The Brock Turner case and conviction brought to the public eye an issue that has long loomed in the shadows of the American Justice System in which rapists get off free or with little punishment after an arduous process on the part of the victim to pursue prosecution. In the Brock Turner case, the judge gave him a lesser sentence so as to preserve his future. Get this, this happens all the time. Here we see a disconnect between the stereotypes in our mind and the actual truth. A rapist is not always a man hiding in the shadows with a knife. It is not always the black guy you see walking down the street late at night. A rapist is someone who forces sex upon you without your consent. A rapist will likely be someone you already know.
Stereotypes are harmful. It is not that a racist joke or sexist comment will hurt someone around you (though it may). It is that somewhere, down the line, there is a decision to be made. So when information is presented that contradicts the preconceived idea of how things ought to be, we rationalize a solution. "He didn't mean it" "She was asking for it" "She shouldn't have been drinking" all translate to "it's not rape because he doesn't look like a racist to me." When you have a society that, brace yourselves, puts white males at the top of the food chain, you have a society that will bend to preserve that stereotype, especially when the ones put in decision-making positions are also white males.
This is why black youth are more likely to be suspended in grade school. Why they are more likely to be tried as adults in juvenile courts. Why they are more likely to be shot for reporting a robbery than the actual robber. Why they are more likely to be shot in any situation involving an officer even when they are unarmed. Why we are more likely to believe the officer over the offender, the rapist over the victim. If the Chelsea bomber can be apprehended alive after a shootout with the law, why are other officers shooting first and asking questions later? Police officers, at the end of the day, are humans with lives and families. I understand that ultimately they want to protect themselves and go home at the end of the day. What is concerning is that there are those who determine a black man is immediately a threat that deserves to die.
The purpose of the police is to protect the citizens. How many have to die at the hands of an officer who "just made a mistake" before we restructure the way we train our officers, the way we hire officers, and the way we think? Regardless of the past, someone should not be able to "accidentally" take a child's father away and leave with a slap on the wrist, when the largest danger was manufactured in their mind.
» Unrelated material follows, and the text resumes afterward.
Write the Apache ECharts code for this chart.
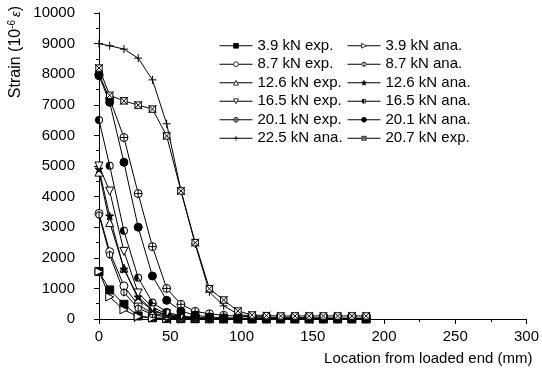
<!DOCTYPE html>
<html>
<head>
<meta charset="utf-8">
<script src="https://cdn.jsdelivr.net/npm/echarts@6/dist/echarts.min.js"></script>
<style>
  html, body { margin: 0; padding: 0; background: #fff; }
  #chart { width: 542px; height: 374px; }
</style>
</head>
<body>
<div id="chart"></div>
<script>
// measurement locations (mm from loaded end)
const locations = [0, 7.5, 17.5, 27.5, 37.5, 47.5, 57.5, 67.5, 77.5, 87.5, 97.5, 107.5, 117.5, 127.5, 137.5, 147.5, 157.5, 167.5, 177.5, 187.5]

// strain values (10^-6)
const exp39 = [1550, 950, 480, 100, 40, 20, 10, 10, 5, 5, 5, 5, 5, 5, 5, 5, 5, 5, 5, 5]
const ana39 = [1550, 720, 300, 80, 30, 10, 5, 5, 5, 5, 5, 5, 5, 5, 5, 5, 5, 5, 5, 5]
const exp87 = [3450, 2200, 1080, 450, 200, 90, 40, 20, 10, 10, 10, 10, 10, 10, 10, 10, 10, 10, 10, 10]
const ana87 = [3400, 2100, 870, 350, 150, 60, 30, 15, 10, 5, 5, 5, 5, 5, 5, 5, 5, 5, 5, 5]
const exp126 = [4800, 3150, 1660, 650, 280, 120, 60, 30, 20, 10, 10, 10, 10, 10, 10, 10, 10, 10, 10, 10]
const ana126 = [4900, 3370, 1630, 720, 300, 130, 60, 30, 15, 10, 10, 10, 10, 10, 10, 10, 10, 10, 10, 10]
const exp165 = [5000, 4180, 2210, 850, 380, 170, 80, 40, 20, 15, 10, 10, 10, 10, 10, 10, 10, 10, 10, 10]
const ana165 = [6500, 5010, 2880, 1350, 540, 230, 100, 50, 25, 15, 10, 10, 10, 10, 10, 10, 10, 10, 10, 10]
const exp201 = [8000, 7200, 5930, 4100, 2365, 1000, 480, 250, 170, 120, 90, 70, 60, 50, 50, 40, 40, 30, 30, 30]
const ana201 = [7950, 7080, 5120, 3000, 1405, 610, 260, 120, 70, 40, 30, 20, 20, 15, 15, 10, 10, 10, 10, 10]
const ana225 = [9000, 8930, 8820, 8525, 7815, 6380, 4200, 2450, 880, 430, 160, 80, 50, 30, 20, 10, 10, 10, 10, 10]
const exp207 = [8200, 7310, 7130, 6990, 6860, 5985, 4185, 2495, 990, 620, 260, 130, 110, 100, 100, 100, 100, 100, 100, 100]

const leftNames = ['3.9 kN exp.', '8.7 kN exp.', '12.6 kN exp.', '16.5 kN exp.', '20.1 kN exp.', '22.5 kN ana.']
const rightNames = ['3.9 kN ana.', '8.7 kN ana.', '12.6 kN ana.', '16.5 kN ana.', '20.1 kN ana.', '20.7 kN exp.']

// marker shapes
const SYM_TRI_RIGHT = 'path://M0,0 L10,5 L0,10 Z'
const SYM_TRI_DOWN = 'path://M0,0 L10,0 L5,10 Z'
const SYM_PHI = 'path://M9,5 A4,4 0 1,1 1,5 A4,4 0 1,1 9,5 Z M5,0 L5,10'
const SYM_STAR = 'path://M5,0 L6.2,3.6 L10,3.6 L6.9,5.9 L8.1,9.5 L5,7.3 L1.9,9.5 L3.1,5.9 L0,3.6 L3.8,3.6 Z'
const SYM_HALF = 'path://M5,0 A5,5 0 0,0 5,10 Z M5,0 A5,5 0 0,1 5,10 L5,8.8 A3.8,3.8 0 0,0 5,1.2 Z'
const SYM_OPLUS = 'path://M10,5 A5,5 0 1,1 0,5 A5,5 0 1,1 10,5 Z M0,5 L10,5 M5,0 L5,10'
const SYM_PLUS = 'path://M0,5 L10,5 M5,0 L5,10'
const SYM_XBOX = 'path://M1,1 L9,1 L9,9 L1,9 Z M0,0 L10,10 M10,0 L0,10'

// border width per series (half-filled symbol is drawn without outline)
const borderOf = { '16.5 kN ana.': 0 }

function mk(name, data, symbol, filled) {
  return {
    name,
    type: 'line',
    xAxisIndex: 0,
    yAxisIndex: 0,
    data: locations.map((x, i) => [x, data[i]]),
    symbol,
    symbolSize: 8,
    symbolKeepAspect: true,
    showAllSymbol: true,
    lineStyle: { color: '#000', width: 1 },
    itemStyle: {
      color: filled ? '#000' : '#fff',
      borderColor: '#000',
      borderWidth: borderOf[name] ?? 1,
    },
    emphasis: { disabled: true },
  }
}

const chart = echarts.init(document.getElementById('chart'), null, { renderer: 'canvas' })

const font = 'Liberation Sans, Arial, sans-serif'
const legendBase = {
  orient: 'vertical',
  top: 32,
  itemWidth: 33,
  itemHeight: 6,
  itemGap: 1,
  selectedMode: false,
  textStyle: { fontFamily: font, fontSize: 15, color: '#000', lineHeight: 17.5 },
}
const legendItems = (names) => names.map((n) => ({
  name: n,
  itemStyle: { borderWidth: borderOf[n] ?? 0.8, borderColor: '#000' },
  lineStyle: { width: 1, color: '#000' },
}))

chart.setOption({
  backgroundColor: '#fff',
  animation: false,
  grid: { left: 99, right: 12, top: 13, bottom: 55 },
  legend: [
    { ...legendBase, left: 214, data: legendItems(leftNames) },
    { ...legendBase, left: 342, data: legendItems(rightNames) },
  ],
  xAxis: [
    {
      type: 'value',
      min: 0,
      max: 300,
      interval: 50,
      name: 'Location from loaded end (mm)',
      nameLocation: 'end',
      nameGap: 6,
      nameTextStyle: {
        fontFamily: font, fontSize: 15, color: '#000',
        align: 'right', verticalAlign: 'top', padding: [32, 0, 0, 0],
      },
      axisLine: { lineStyle: { color: '#000', width: 1 } },
      axisTick: { inside: false, length: 5, lineStyle: { color: '#000' } },
      minorTick: { show: true, splitNumber: 2, length: 3, lineStyle: { color: '#000' } },
      axisLabel: { fontFamily: font, fontSize: 15, color: '#000', margin: 10 },
      splitLine: { show: false },
    },
    {
      type: 'value',
      position: 'top',
      min: 0,
      max: 300,
      interval: 50,
      axisLine: { lineStyle: { color: '#000', width: 1 } },
      axisTick: { inside: true, length: 4, lineStyle: { color: '#000' } },
      axisLabel: { show: false },
      splitLine: { show: false },
    },
  ],
  yAxis: [
    {
      type: 'value',
      min: 0,
      max: 10000,
      interval: 1000,
      axisLine: { show: true, lineStyle: { color: '#000', width: 1 } },
      axisTick: { show: true, inside: false, length: 5, lineStyle: { color: '#000' } },
      minorTick: { show: true, splitNumber: 2, length: 3, lineStyle: { color: '#000' } },
      axisLabel: {
        fontFamily: font, fontSize: 15, color: '#000', margin: 24,
        formatter: (v) => String(v),
      },
      splitLine: { show: false },
    },
    {
      type: 'value',
      position: 'right',
      min: 0,
      max: 10000,
      interval: 1000,
      axisLine: { show: true, lineStyle: { color: '#000', width: 1 } },
      axisTick: { show: true, inside: true, length: 4, lineStyle: { color: '#000' } },
      axisLabel: { show: false },
      splitLine: { show: false },
    },
  ],
  graphic: [
    {
      type: 'text',
      x: 16,
      y: 52,
      rotation: Math.PI / 2,
      style: {
        text: '{a|Strain (10}{s|-6}{e|ε}{a|)}',
        align: 'center',
        verticalAlign: 'middle',
        fill: '#000',
        rich: {
          a: { fontFamily: font, fontSize: 16, lineHeight: 18, fill: '#000' },
          s: { fontFamily: font, fontSize: 10, lineHeight: 18, verticalAlign: 'top', fill: '#000' },
          e: { fontFamily: font, fontSize: 13, fontStyle: 'italic', lineHeight: 18, fill: '#000', padding: [0, 0, 0, 3] },
        },
      },
    },
  ],
  series: [
    mk('3.9 kN exp.', exp39, 'rect', true),
    mk('3.9 kN ana.', ana39, SYM_TRI_RIGHT, false),
    mk('8.7 kN exp.', exp87, 'circle', false),
    mk('8.7 kN ana.', ana87, SYM_PHI, false),
    mk('12.6 kN exp.', exp126, 'triangle', false),
    mk('12.6 kN ana.', ana126, SYM_STAR, true),
    mk('16.5 kN exp.', exp165, SYM_TRI_DOWN, false),
    mk('16.5 kN ana.', ana165, SYM_HALF, true),
    mk('20.1 kN exp.', exp201, SYM_OPLUS, false),
    mk('20.1 kN ana.', ana201, 'circle', true),
    mk('22.5 kN ana.', ana225, SYM_PLUS, false),
    mk('20.7 kN exp.', exp207, SYM_XBOX, false),
  ],
})
</script>
</body>
</html>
This keeps happening all over the country because these issues are not unique to Tulsa, or Charlotte, or any city. They stem out of what we as a society determine we can excuse. So we put more bad people in jails and sometimes kill them beforehand, but we don't actually advance. We have a system that most can agree on, is fundamentally broken but is overwhelmingly accepted as if there is nothing we can do to change it.
Racism, in its most prevalent form, is not men wearing white sheets just like rapists are not a man hiding in an alley. Which is why an officer with a good past who makes a terrible decision should face the same scrutiny as a college boy with a similar history.
If we cannot be critical of all aspects of our government, including the judicial system and police force, we run the risk of the infringement of our basic human rights. Criticizing individual actions does not invalidate any past success, but it keeps us from being oppressed.